Nicole Kuklok-Waldman: Helping Lawyers Find Their Best Lives

nicole kuklok walman

AALM: What drew you to a career in law?

NKW: I was a political science major in the 1990s! You know those kids, the ones who always argue, always have a clever idea or retort? Yup, that was me. I guess it was my destiny.

AALM: Why land use and entitlements?

NKW: When I left law school, I practiced BigLaw litigation, and it was not a good fit. Sitting in an office all day drafting documents was not fun, it was depressing and not where I excelled. But I thought that’s what practicing law was until I learned from my husband who worked as chief of staff to a state assemblymember at the time, about his collaboration with land-use attorneys in Los Angeles. I decided to transition practice areas, and I found a practice of law that I loved! I was paid to strategize, socialize, and represent clients without a courtroom.

AALM: While in law school, what kind of career did you imagine, and how does your practice differ today from those ambitions?

NKW: After law school, I was easily sucked into the big firm pipeline. I knew it would be a lot of work, but I didn’t realize most lawyers don’t last that long in big law…and I lasted longer than most! I didn’t think about professional goals, or even what I want to be doing every day. What I realized is that it isn’t just about your career… it’s about your life, what you like, and what you excel at. Today, I own a land-use consulting firm with a partner. I also created a course called the Lucky Lawyer to help unhappy lawyers figure out how they can pivot in their careers to make themselves as lucky as I feel to do what I do every day.

AALM: What are you most proud of professionally and personally?

NKW: Professionally, I am proud of the number of houses and jobs I have created in the Los Angeles area. It is a privilege to make the world a better place using your skills. I am also very proud of my learned willingness to be vulnerable… that vulnerability has allowed me to go out and create my businesses, try different things, teach, and try to help lawyers find their best lives. As for personal accomplishments, I am very proud of my amazing family and the fantastic life we lead. Trying to lead a balanced life is a constant effort and I often fail, but more often, I believe, I succeed.

AALM: Tell us about your interest in helping other attorneys find career satisfaction.

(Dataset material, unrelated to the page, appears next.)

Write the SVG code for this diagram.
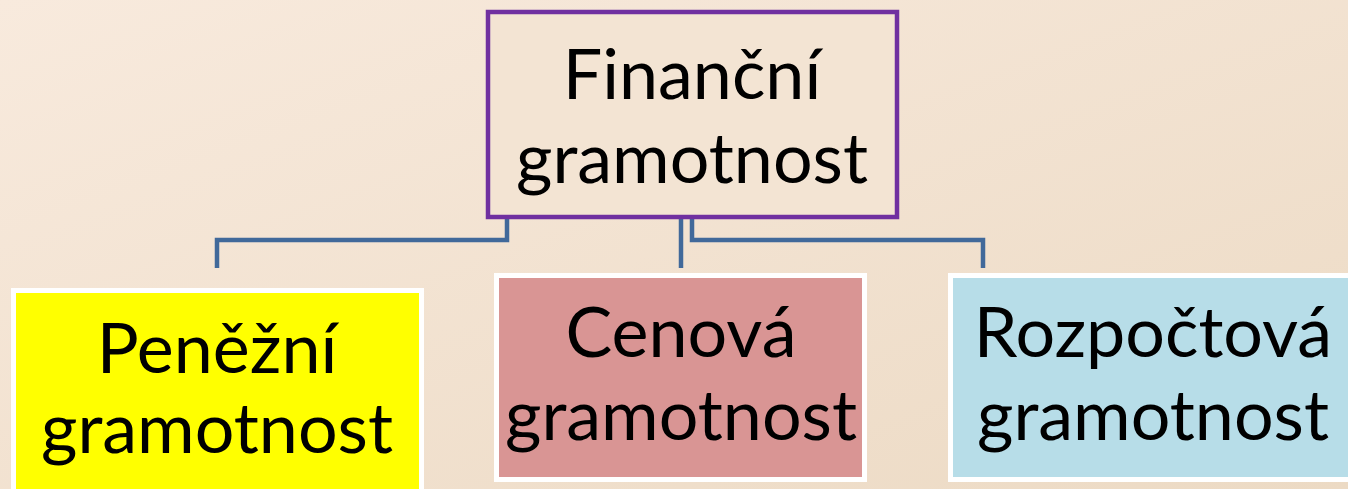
<svg xmlns="http://www.w3.org/2000/svg" width="1348" height="489" viewBox="0 0 1348 489">
<defs>
<linearGradient id="bg" x1="0" y1="0" x2="1" y2="1">
<stop offset="0" stop-color="#F8EADD"/>
<stop offset="1" stop-color="#ECDAC4"/>
</linearGradient>
</defs>
<style>
.t{font-family:Lato,"Open Sans","Liberation Sans",sans-serif;font-size:70px;fill:#000;text-anchor:middle}
.c{fill:none;stroke:#41699A;stroke-width:4.5}
.w{stroke:#FFFFFF;stroke-width:5}
</style>
<rect width="1348" height="489" fill="url(#bg)"/>
<g id="connectors">
<polyline class="c" points="507,219 507,240 217,240 217,268"/>
<polyline class="c" points="681,219 681,268"/>
<polyline class="c" points="692,219 692,240 983,240 983,268"/>
</g>
<g id="n0">
<rect x="488" y="12" width="409" height="205" fill="#F3E4D3" stroke="#7030A0" stroke-width="4.5"/>
<text class="t" x="692" y="99">Finanční</text>
<text class="t" x="692" y="183">gramotnost</text>
</g>
<g id="n1">
<rect class="w" x="13.5" y="290.5" width="408" height="210" fill="#FFFF00"/>
<text class="t" x="217" y="373">Peněžní</text>
<text class="t" x="217" y="453">gramotnost</text>
</g>
<g id="n2">
<rect class="w" x="496.5" y="275.5" width="368" height="204" fill="#D99594"/>
<text class="t" x="681" y="357">Cenová</text>
<text class="t" x="681" y="440">gramotnost</text>
</g>
<g id="n3">
<rect class="w" x="950.5" y="275.5" width="410" height="204" fill="#B7DDE8"/>
<text class="t" x="1153" y="357">Rozpočtová</text>
<text class="t" x="1153" y="440">gramotnost</text>
</g>
</svg>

NKW: I’ve met so many unhappy lawyers and it makes me so sad because that’s such a loss for everyone. You’re not putting all of your best self and best gifts into the world and making it a better place. If you aren’t happy, everyone knows it and feels it…including those you love and those you are responsible for. At the beginning of COVID, I started offering lawyer career change guidance to lawyers that were in transition, but I realized that a lot of the advice I was giving was about stepping back, figuring out the big picture of what you want out of your own life, and I was able to convert that advice into a course that teaches you to redirect your legal career. This isn’t magic – it’s work – but if you are ready, I do believe you can find joy and gratification in your job, whatever that looks like.

AALM: Why do you think attorneys struggle to find happiness in the legal profession?

NKW: I think a lot of people aren’t clear on what being a lawyer means and what it looks like, what the work feels like, and that it is a great fit for some people, but not others. I also think that it’s very easy to feel stuck in a practice area where switching may make all the difference in the world. The thing about the law is a lot of us don’t even know what others do on a day-to-day basis. What if I told you that in many practice areas, the process is relatively the same, just with a different subject matter? It’s true.

AALM: What do you wish you would have known sooner? What advice would you share with others?

NKW: It’s never too late. I spent a lot of time thinking I made career mistakes from which I could never recover. But that was not the case. Instead of regret, take a beat, make a plan, and regroup. Then move forward toward your best life.